The Salaries and Remuneration Commission (SRC) wants members of Parliament compelled to return to Kenyans the hefty house allowance paid to them, which the agency has termed irregular, in what promises to be a gruelling court battle.
The decision by the Parliamentary Service Commission (PSC) to award MPs and senators a monthly house allowance of Ksh250,000, backdated to October last year, sparked outrage by Kenyans who condemned the leaders’ greed.
Kenyan MPs are among the highest paid in the world, with a salary of Sh621,250 and hefty perks including a medical cover of Sh10 million (inpatient) and Sh300,000 (outpatient) and a car loan of Sh7 million at only three per cent interest.
In addition, they enjoy a Sh20 million mortgage taxed at only three per cent a year.
On Wednesday, SRC chairperson Lyn Mengich said the commission, the only state body constitutionally mandated to review the salaries and allowances of state and public officers as contained in the July 7, 2017 gazette notice, would move to court to challenge the house allowance.
The July 2017 notice detailed new salary cuts, as well as slashed and abolished allowances for state and public officers, in a move it said was to save the taxpayer Sh8.8 billion annually.
However, two high court rulings of October and December 2018 declared some parts of the SRC gazette notice of July 2017 unconstitutional.
The SRC failed to get stay orders against the ruling which invalidated parts of the July gazette notice, pending the hearing and determination of its appeal.
Defending the award, National Assembly Speaker Justin Muturi, who also chairs the PSC, said: “The recent PSC determination to provide a housing benefit to MPs was well guided by Justice Chacha Mwita’s ruling of October 5, 2018, which established that state officers qualify for this benefit.”
He added: “It is a matter of fact that MPs are state officers and it would be unfair to be prejudiced against them.”

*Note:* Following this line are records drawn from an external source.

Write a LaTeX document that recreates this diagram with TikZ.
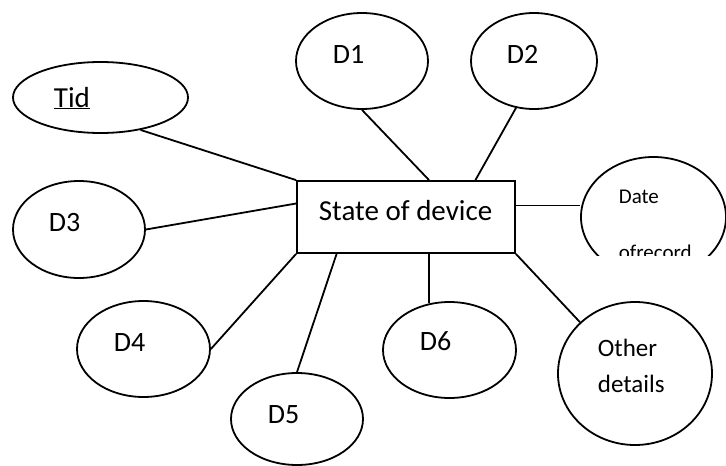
\documentclass[tikz,border=0pt]{standalone}
\usepackage{fontspec}
\setmainfont{Carlito}
\usetikzlibrary{shapes.geometric}
\begin{document}
\begin{tikzpicture}[x=1pt,y=-1pt,line width=1.8pt,
  attr/.style 2 args={draw,ellipse,inner sep=0pt,minimum width=#1,minimum height=#2},
  entity/.style={draw,rectangle,inner sep=0pt,minimum width=218,minimum height=72},
  txt/.style={anchor=base west,inner sep=0pt,font=\fontsize{#1}{#1}\selectfont},
  txt/.default=28]
\useasboundingbox (0,0) rectangle (726,466);

% central entity
\node[entity] (st) at (406,217) {};
\node[txt=29] (stlbl) at (318,220) {State of device};

% attributes
\node[attr={175}{71}] (tid) at (100.5,97.5) {};
\node[txt=29] (tidlbl) at (53,107) {\underline{Tid}};

\node[attr={132}{96}] (d1) at (362,61) {};
\node[txt] (d1lbl) at (332,63) {D1};

\node[attr={126}{96}] (d2) at (534,61) {};
\node[txt] (d2lbl) at (506,63) {D2};

\node[attr={132}{97}] (d3) at (79,229.5) {};
\node[txt] (d3lbl) at (48,231) {D3};

\node[attr={133}{96}] (d4) at (143.5,349) {};
\node[txt] (d4lbl) at (113,351) {D4};

\node[attr={132}{92}] (d5) at (297,419) {};
\node[txt] (d5lbl) at (267,423) {D5};

\node[attr={133}{96}] (d6) at (449.5,350) {};
\node[txt] (d6lbl) at (419,350) {D6};

\node[attr={154}{143}] (other) at (635,373.5) {};
\node[txt=25] (othlbl1) at (597,356) {Other};
\node[txt=25] (othlbl2) at (597,392) {details};

% date attribute, cut off at the bottom
\begin{scope}
  \clip (0,0) rectangle (726,255);
  \node[attr={145}{120}] (date) at (653.5,217) {};
  \node[txt=21] (datelbl1) at (618,203) {Date};
  \node[txt=21] (datelbl2) at (618,259) {ofrecord};
\end{scope}

% connectors
\draw (tid.-39) -- (st.north west);
\draw (d1.south) -- (st.58.6);
\draw (d2.-111.6) -- (st.28.6);
\draw (d3.east) -- (st.173.7);
\draw (d4.east) -- (st.south west);
\draw (d5.north) -- (st.208.6);
\draw (st.-58.6) -- (st.-58.6 |- d6.114);
\draw (st.6.3) -- (st.6.3 -| date.west);
\draw (other.137.9) -- (st.south east);
\end{tikzpicture}
\end{document}
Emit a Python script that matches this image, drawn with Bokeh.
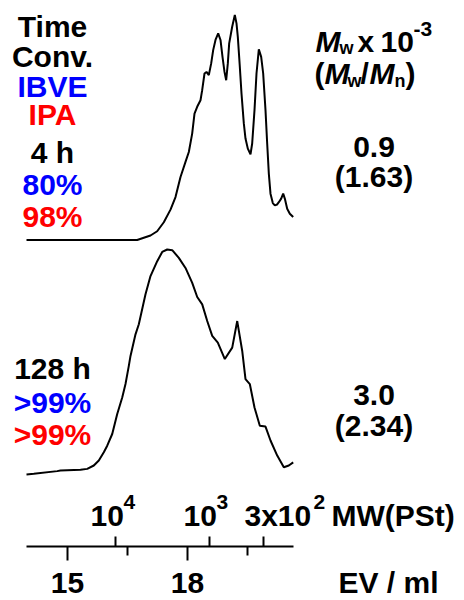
from bokeh.plotting import figure
from bokeh.models import Range1d, LinearAxis, FixedTicker
from bokeh.embed import file_html
from bokeh.resources import INLINE
from bokeh.core.properties import value

# ---------------- data ----------------
EV_4H = [13.975, 16.575, 16.742, 16.908, 17.075, 17.242, 17.408, 17.575, 17.700,
         17.825, 17.950, 18.033, 18.117, 18.175, 18.242, 18.325, 18.367, 18.425,
         18.475, 18.533, 18.592, 18.642, 18.700, 18.767, 18.825, 18.875, 18.925,
         18.967, 19.008, 19.042, 19.117, 19.183, 19.225, 19.258, 19.308, 19.350,
         19.408, 19.450, 19.508, 19.575, 19.617, 19.675, 19.725, 19.783, 19.842,
         19.892, 19.950, 19.992, 20.033, 20.075, 20.133, 20.183, 20.242, 20.283,
         20.342, 20.392, 20.433, 20.492, 20.558, 20.642]
I_4H = [0.0, 0.0, 0.0, 1.0, 2.0, 3.9, 7.9, 13.5, 19.1,
        28.0, 34.7, 39.1, 47.3, 56.2, 59.2, 62.1, 66.6, 74.0,
        74.7, 73.3, 78.5, 84.4, 88.9, 91.8, 88.9, 81.4, 74.7,
        71.0, 78.5, 87.4, 94.8, 100.0, 96.3, 90.3, 77.0, 65.1,
        51.8, 45.1, 40.6, 38.1, 42.9, 57.7, 74.0, 84.7, 81.4,
        74.0, 57.7, 42.9, 29.5, 20.6, 16.4, 15.4, 15.8, 16.8,
        18.4, 20.6, 18.4, 13.9, 11.7, 10.2]

EV_128H = [13.975, 14.158, 14.743, 14.825, 15.325, 15.493, 15.658, 15.783, 15.908,
           15.993, 16.118, 16.243, 16.368, 16.450, 16.533, 16.575, 16.700, 16.783,
           16.950, 17.075, 17.243, 17.368, 17.493, 17.618, 17.783, 17.950, 18.118,
           18.243, 18.368, 18.493, 18.618, 18.758, 18.933, 19.118, 19.243, 19.368,
           19.450, 19.558, 19.675, 19.808, 19.950, 20.075, 20.243, 20.408, 20.533,
           20.643]
I_128H = [0.0, 0.3, 1.5, 1.8, 2.1, 2.5, 4.0, 6.2, 9.9,
          12.8, 18.0, 26.9, 34.2, 40.2, 48.3, 52.7, 62.3, 66.8,
          80.1, 88.2, 94.8, 98.9, 100.0, 99.7, 96.3, 91.8, 85.2,
          78.9, 75.6, 68.2, 61.6, 58.6, 51.3, 56.4, 68.2, 54.9,
          42.4, 40.2, 29.8, 21.7, 21.3, 15.1, 8.4, 3.2, 4.0,
          5.4]

EV_TICKS = [15, 18]
EV_TICK_LABELS = ["15", "18"]
EV_MINOR_TICKS = [16.5, 19.5]
MW_TICK_EV = [16.21, 18.56, 19.91]
MW_TICK_MANTISSA = ["10", "10", "3x10"]
MW_TICK_EXPONENT = ["4", "3", "2"]

RUN_TIME = ["4 h", "128 h"]
CONV_IBVE = ["80%", ">99%"]
CONV_IPA = ["98%", ">99%"]
MW_X1E3 = ["0.9", "3.0"]
MW_MN = ["(1.63)", "(2.34)"]

# ---------------- layout ----------------
W, H = 464, 600
PX_PER_ML = 40.0
X0 = 13.325
FONT = value("Liberation Sans")
FS = 30
BASELINE_FIX = 0.36


def xpx(px):
    return X0 + px / PX_PER_ML


p = figure(width=W, height=H, x_range=Range1d(X0, X0 + W / PX_PER_ML),
           y_range=Range1d(H, 0), min_border=0, toolbar_location=None,
           output_backend="svg", x_axis_type=None, y_axis_type=None,
           outline_line_color=None, background_fill_color="white",
           border_fill_color="white")
p.xgrid.visible = False
p.ygrid.visible = False

BASES = [239.5, 474.0]
SCALE = 2.25
for ev, inten, base in [(EV_4H, I_4H, BASES[0]), (EV_128H, I_128H, BASES[1])]:
    p.line(ev, [base - v * SCALE for v in inten], line_color="black", line_width=2)

AXIS_Y = 545.7
bounds = (xpx(26), xpx(293))
ev_axis = LinearAxis(fixed_location=AXIS_Y, bounds=bounds,
                     ticker=FixedTicker(ticks=EV_TICKS, minor_ticks=EV_MINOR_TICKS),
                     major_label_overrides={t: "" for t in EV_TICKS},
                     axis_line_width=2, axis_line_color="black",
                     major_tick_in=0, major_tick_out=14, major_tick_line_width=2,
                     minor_tick_in=0, minor_tick_out=9, minor_tick_line_width=2)
p.add_layout(ev_axis, "below")

mw_axis = LinearAxis(fixed_location=AXIS_Y, bounds=bounds,
                     ticker=FixedTicker(ticks=MW_TICK_EV, minor_ticks=[]),
                     major_label_overrides={t: "" for t in MW_TICK_EV},
                     axis_line_color=None,
                     major_tick_in=0, major_tick_out=10, major_tick_line_width=2,
                     minor_tick_in=0, minor_tick_out=0)
p.add_layout(mw_axis, "above")


def txt(xs, ys, texts, color="black", size=FS, style="bold", align="left"):
    ys = [y - BASELINE_FIX * size for y in ys]
    p.text(x=xs, y=ys, text=texts, text_color=color, text_font=FONT,
           text_font_size=value(f"{size}px"), text_font_style=style,
           text_align=align, text_baseline="alphabetic", text_line_height=1.0)


txt(EV_TICKS, [593, 593], EV_TICK_LABELS, align="center")
txt([xpx(338)], [593], ["EV / ml"])
txt([xpx(v) for v in (90, 183, 244)], [526] * 3, MW_TICK_MANTISSA)
txt([xpx(v) for v in (123, 216, 313)], [509] * 3, MW_TICK_EXPONENT, size=21)
txt([xpx(331)], [526], ["MW(PSt)"])

LX = xpx(52)
txt([LX, LX], [37, 66.5], ["Time", "Conv."], align="center")
txt([LX], [96.7], ["IBVE"], color="blue", align="center")
txt([LX], [125], ["IPA"], color="red", align="center")
txt([LX, LX], [163, 379], RUN_TIME, align="center")
txt([LX, LX], [194.5, 412.5], CONV_IBVE, color="blue", align="center")
txt([LX, LX], [226.5, 444.5], CONV_IPA, color="red", align="center")

txt([xpx(315)], [52], ["M"], style="bold italic")
txt([xpx(339)], [54], ["w"], size=18)
txt([xpx(357), xpx(380)], [52, 52], ["x", "10"])
txt([xpx(413)], [36], ["-3"], size=21)
txt([xpx(314), xpx(360), xpx(405)], [84, 84, 84], ["(", "/", ")"])
txt([xpx(324), xpx(369)], [84, 84], ["M", "M"], style="bold italic")
txt([xpx(347), xpx(394)], [87, 87], ["w", "n"], size=18)

RX = xpx(373.5)
txt([RX, RX], [157, 405], MW_X1E3, align="center")
txt([RX, RX], [187, 435.5], MW_MN, align="center")

open("out.html", "w").write(file_html(p, INLINE))
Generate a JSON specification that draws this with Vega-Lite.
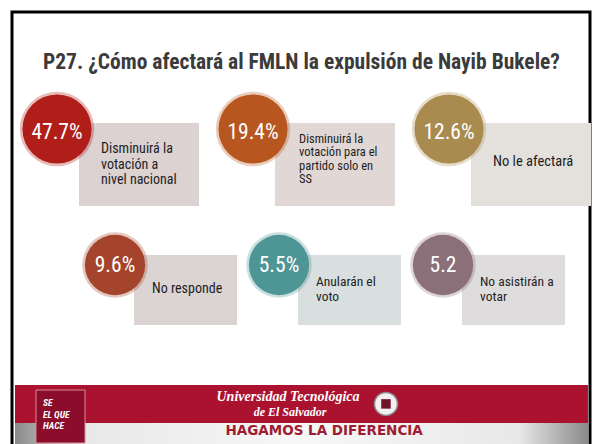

Ms Mengich said any payment of house allowance outside the gross pay of any state or public officer is unconstitutional.
She noted that MPs just like other state and public officers enjoy a housing allowance, which is part of their gross pay, and that allowing them to get away with the allowance would amount to double payment.
“The commission has taken steps to ensure that all payments that do not have the SRC approval are stopped. The commission will take legal action to stop any payment that has not been set or advised and recover such allowances,” she said.
The National Assembly Speaker has argued that other state officers, such as Cabinet secretaries, judges, governors and their deputies, principal secretaries and members of constitutional commissions and independent offices are entitled to a house allowance among other perks.
Ms Mengich confirmed that the hearing for stay orders is set for this month.
She added that the commission has not set any house allowance for state officers in the Executive, county governments, Parliament, Judiciary and constitutional commissions and independent offices outside the July gazette notice, noting that officers in these institutions are only entitled to a gross pay that includes basic salary and allowances.
She clarified that only the president, the deputy president, governors and deputy governors are entitled to a housing benefit for the state functions they perform.
According to the SRC remuneration structure, MPs were the biggest losers as they were to take a reduction in basic salary and lost five allowances including a Sh5 million car grant that would later be restored.
In the 2017/18 financial year, Kenya’s public wage bill stood at about Sh733 billion, about 50 per cent of the country’s total revenue at the time.
This, according to the commission, exceeds the limit stipulated in the Public Finance Management (PFM) Act, which provides that the expenditure on the wage bill should not exceed 35 per cent of total revenue.